原作は読んでないが、映画を見てしまった。下馬評で情報量が飛んでもなく多い作品ということだが、それは「ヒストリーチャンネル」や「ナショナル・ジオグラフィックス」の番組も見たことが無い人にとってだろう。
嫌みで言うつもりはないが、歴史に興味を持っていない人にはあまり感動も興奮も呼び起こさないのではないだろうか?
現代キリスト教が、キリストが教えた教義とは異なり、権力に妥協した教義に聖パウロによって変えられたという仮説は有名だし、ローマ帝国によって権力と結びついて国教となった経緯もこのことで納得は行く。聖書を身近な心理や人間関係で読み解くなら、「マグダラのマリア」の記述があまりに生々しいことは明白なのだ。
この小説の面白さは、そんな宗教創始者の「人間的な事実」をローマ法王庁が権力温存のために抹殺したという仮説で展開し、尤もらしい考証で物語りを展開させるところにある。
皆さんが知らねばならないことは、ローマ法王庁ははっきり言って、ヒトラーやスターリンと同レベルのことをしているのは歴史的に明らかだということだ。こういう意味では、私は無信教の中で人間の心に神性を見つけられるという自分が好きだ。

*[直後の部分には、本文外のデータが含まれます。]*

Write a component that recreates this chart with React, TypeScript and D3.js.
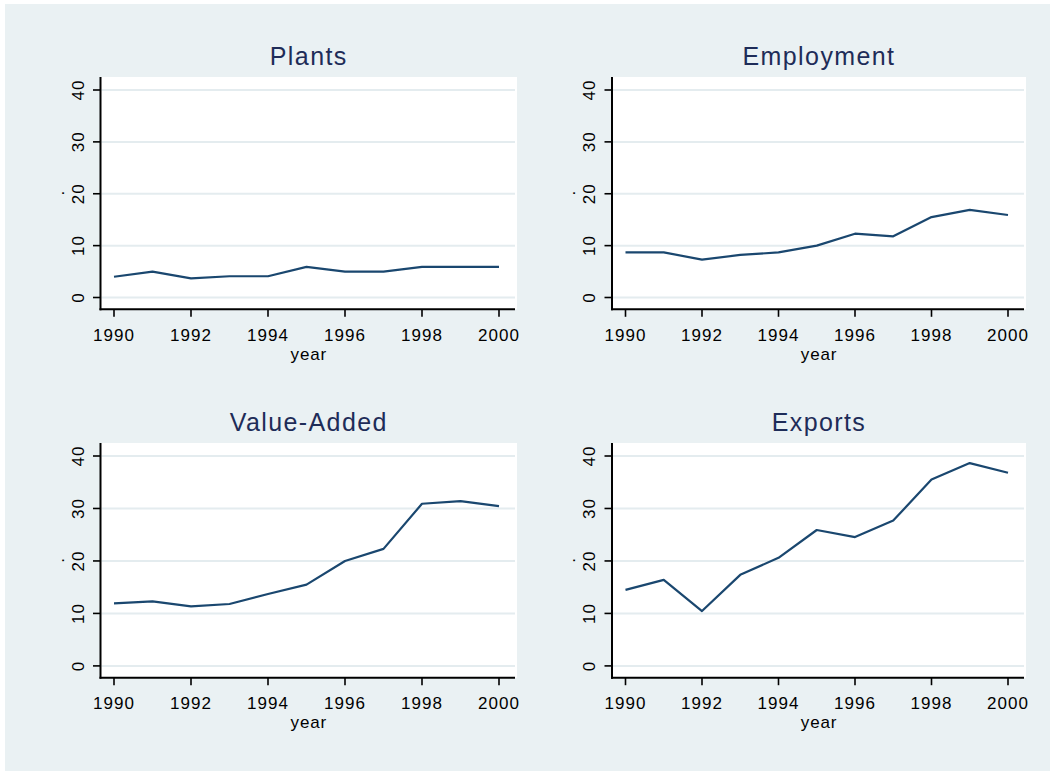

「X−FILE」と同時期にやっていた「ミレニアム」という米ドラマもそんな主題だったが、ストーリーとして、シオン修道会やオプト・デイという法王庁の属人組織を対立させ、ダ・ビンチの絵画の謎と絡めたのは面白い。また、ローズラインという旧子午線の存在も興味深い。ただ、「ブラッドライン」というイギリスを通る子午線はいくら検索しても分からなかった。ロスリン(ローズラインと掛けている)寺院はその上にあるのだろうか?
ハリウッドはローマ法王庁も怖れていないということがこの映画で分かったのは収穫だった。
私がもしこの小説を書いたなら、マリアが眠る場所はルーブルのミラミッドではなく、本当のエジプトのピラミッドにする。何故かというと聖棺はエジプトあるいはアフリカに運ばれたという言い伝えがあるからだ。
どうして作者がマリアの眠る場所をパリにしたのかという理由は、トロイの末裔と言われる Merovingian王朝(フランク王国すなわちフランスの建国者)の祖先がキリスト(マグダラのマリア)の末裔だという、(ここだけの)話を基にしているからだ。興味ある人は映画「トロイ」を見ると良い。
確かに古来から人間は「血筋(ブラッドライン)」に畏敬の念を持っていた。なぜならそれが本来の人間集団の成立の根元なのだ。人間は移動する動物なので場所的に離散しあい、現代の民族同士の唾棄すべき殺し合いが生まれたのだ。
キリストの系譜が守られて来たということは、本当かも知れないしそうあって欲しいという願望もある。